* BEGIN RECORDS SHOWN *

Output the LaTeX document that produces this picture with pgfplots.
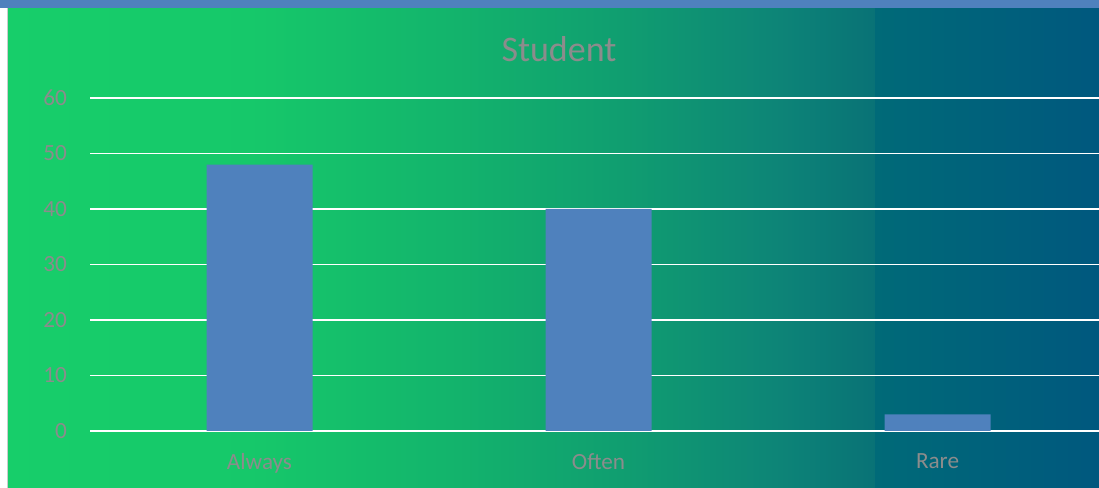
\documentclass[border=0pt]{standalone}
\usepackage{pgfplots}
\pgfplotsset{compat=1.18}
\usepackage{fontspec}
\setmainfont{Carlito}
\definecolor{topbar}{RGB}{79,129,189}
\definecolor{barc}{RGB}{79,129,189}
\definecolor{txt}{RGB}{140,140,140}
\definecolor{g0}{RGB}{23,206,106}
\definecolor{g1}{RGB}{22,200,106}
\definecolor{g2}{RGB}{19,180,108}
\definecolor{g3}{RGB}{16,158,112}
\definecolor{g4}{RGB}{13,132,119}
\definecolor{g5}{RGB}{9,114,118}
\definecolor{g6}{RGB}{0,106,120}
\definecolor{g7}{RGB}{0,88,126}
\begin{document}
\begin{tikzpicture}[x=1bp,y=1bp]
\useasboundingbox (0,0) rectangle (1099,488);
\clip (0,0) rectangle (1099,488);
\fill[white] (0,0) rectangle (1099,488);
% gradient background
\fill[left color=g0,right color=g1] (8,0) rectangle (250.5,481);
\fill[left color=g1,right color=g2] (250,0) rectangle (450.5,481);
\fill[left color=g2,right color=g3] (450,0) rectangle (620.5,481);
\fill[left color=g3,right color=g4] (620,0) rectangle (780.5,481);
\fill[left color=g4,right color=g5] (780,0) rectangle (875.5,481);
\fill[left color=g6,right color=g7] (875,0) rectangle (1099,481);
\fill[topbar] (0,480) rectangle (1099,488);
\draw[black!20,line width=1bp] (7.5,0) -- (7.5,480);
\node[text=txt,font=\fontsize{36bp}{40bp}\selectfont] at (559,439) {Student};
\begin{axis}[
  at={(90bp,57bp)}, anchor=south west,
  scale only axis, width=1017bp, height=333bp,
  xmin=-0.5, xmax=2.5, ymin=0, ymax=60,
  ytick={0,10,20,30,40,50,60},
  xtick=data, xticklabels={Always,Often,Rare},
  major tick length=0pt,
  axis line style={draw=none},
  ymajorgrids, grid style={white,line width=1.8bp},
  tick label style={text=txt,font=\fontsize{23.2bp}{28bp}\selectfont},
  /pgf/number format/assume math mode=true,
  yticklabel style={anchor=east,inner sep=0pt,xshift=-23bp},
  xticklabel style={anchor=north,inner sep=0pt,yshift=-22bp},
  ybar, bar width=106bp,
  clip=false,
]
\addplot[fill=barc,draw=none] coordinates {(0,48) (1,40) (2,3)};
\end{axis}
\end{tikzpicture}
\end{document}
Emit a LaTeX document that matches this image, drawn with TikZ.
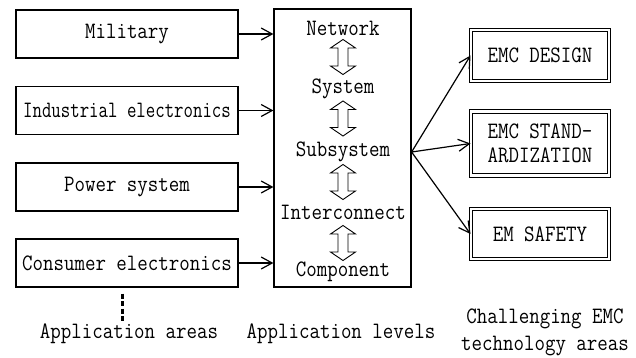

* END RECORDS SHOWN *

* **WHAT IS ASKED**
Copy the data exactly. Any picture it contains is to be omitted.

* **TASK ANSWER**
Output the LaTeX document that produces this picture with pgfplots.
\documentclass[border=0pt]{standalone}
\usepackage{pgfplots}
\pgfplotsset{compat=1.18}
\usepackage{fontspec}
\setmainfont{Carlito}
\definecolor{topbar}{RGB}{79,129,189}
\definecolor{barc}{RGB}{79,129,189}
\definecolor{txt}{RGB}{140,140,140}
\definecolor{g0}{RGB}{23,206,106}
\definecolor{g1}{RGB}{22,200,106}
\definecolor{g2}{RGB}{19,180,108}
\definecolor{g3}{RGB}{16,158,112}
\definecolor{g4}{RGB}{13,132,119}
\definecolor{g5}{RGB}{9,114,118}
\definecolor{g6}{RGB}{0,106,120}
\definecolor{g7}{RGB}{0,88,126}
\begin{document}
\begin{tikzpicture}[x=1bp,y=1bp]
\useasboundingbox (0,0) rectangle (1099,488);
\clip (0,0) rectangle (1099,488);
\fill[white] (0,0) rectangle (1099,488);
% gradient background
\fill[left color=g0,right color=g1] (8,0) rectangle (250.5,481);
\fill[left color=g1,right color=g2] (250,0) rectangle (450.5,481);
\fill[left color=g2,right color=g3] (450,0) rectangle (620.5,481);
\fill[left color=g3,right color=g4] (620,0) rectangle (780.5,481);
\fill[left color=g4,right color=g5] (780,0) rectangle (875.5,481);
\fill[left color=g6,right color=g7] (875,0) rectangle (1099,481);
\fill[topbar] (0,480) rectangle (1099,488);
\draw[black!20,line width=1bp] (7.5,0) -- (7.5,480);
\node[text=txt,font=\fontsize{36bp}{40bp}\selectfont] at (559,439) {Student};
\begin{axis}[
  at={(90bp,57bp)}, anchor=south west,
  scale only axis, width=1017bp, height=333bp,
  xmin=-0.5, xmax=2.5, ymin=0, ymax=60,
  ytick={0,10,20,30,40,50,60},
  xtick=data, xticklabels={Always,Often,Rare},
  major tick length=0pt,
  axis line style={draw=none},
  ymajorgrids, grid style={white,line width=1.8bp},
  tick label style={text=txt,font=\fontsize{23.2bp}{28bp}\selectfont},
  /pgf/number format/assume math mode=true,
  yticklabel style={anchor=east,inner sep=0pt,xshift=-23bp},
  xticklabel style={anchor=north,inner sep=0pt,yshift=-22bp},
  ybar, bar width=106bp,
  clip=false,
]
\addplot[fill=barc,draw=none] coordinates {(0,48) (1,40) (2,3)};
\end{axis}
\end{tikzpicture}
\end{document}
Emit a LaTeX document that matches this image, drawn with TikZ.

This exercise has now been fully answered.